In Chapter 8, Deckard kills an android for the first time in the novel. The execution is brutal and uncinematic: Deckard wrestles with Polokov for a short time before killing him. The fight is short, blunt, and indicative of the true nature of bounty hunting. There is no romance in Deckard’s profession, and he walks a fine line between success and survival. In an ironic twist, Polokov was posing as a Soviet police officer sent to assist Deckard. The pretense of authority is a subtle mirror to the pretense of authenticity. The theme of Artificiality appears frequently throughout the novel as Deckard must discern between what is real and what is merely pretending to be real.
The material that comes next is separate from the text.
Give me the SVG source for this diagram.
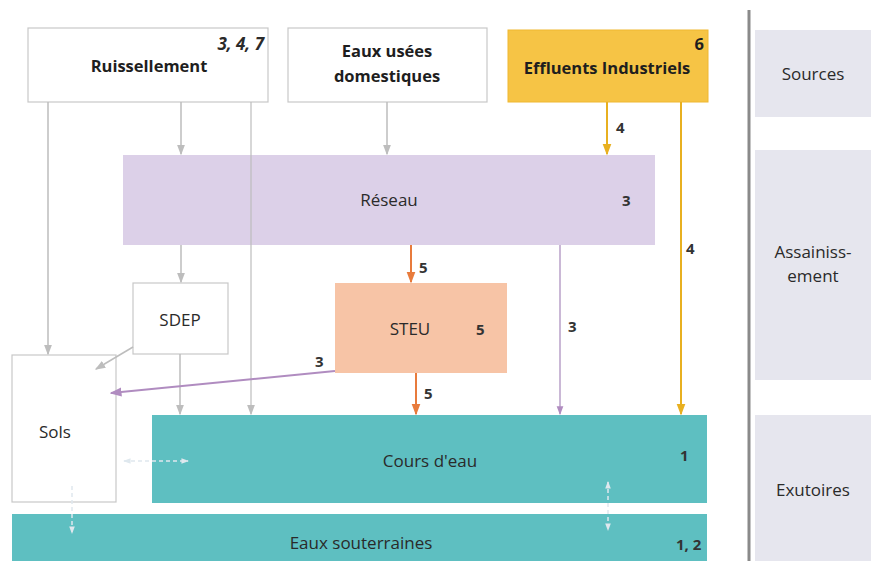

The incident with Polokov shows that the stakes of this discussion are far higher than mere moral philosophy. Deckard needs to distinguish between the fake and the genuine; otherwise, his life is at stake. The incident occurs shortly after Deckard receives an offer of help from Rachael. In this instance, too, Deckard must discern Rachael’s true intentions. He decides not to accept help from an android on his mission to kill androids because he simply does not trust her. As with the incident with Polokov, separating the real from the fake is quickly becoming a matter of life and death for the bounty hunter.
After killing Polokov, Deckard tracks down Luba Luft. She is posing as an opera singer and, on arrival, Deckard is impressed with her talent. The scene is one of the first that references older art in an exploration of the difference between the authentic and the artificial. Deckard is a fan of opera, to the point where he believes that his knowledge of culture gives him an advantage over other bounty hunters. He watches Luba perform a song from Mozart’s The Magic Flute. The performance is a metaphor for Luba’s ambitions. She wants to pretend to be human and enjoy the life that she made for herself. She performs the role of human nearly as well as she performs her role in the opera, following a set of guidelines and expectations that allow her to fully lose herself in the role. Deckard is impressed by her singing in the same way that he respects the Nexus-6 models’ ability to convincingly perform humanity.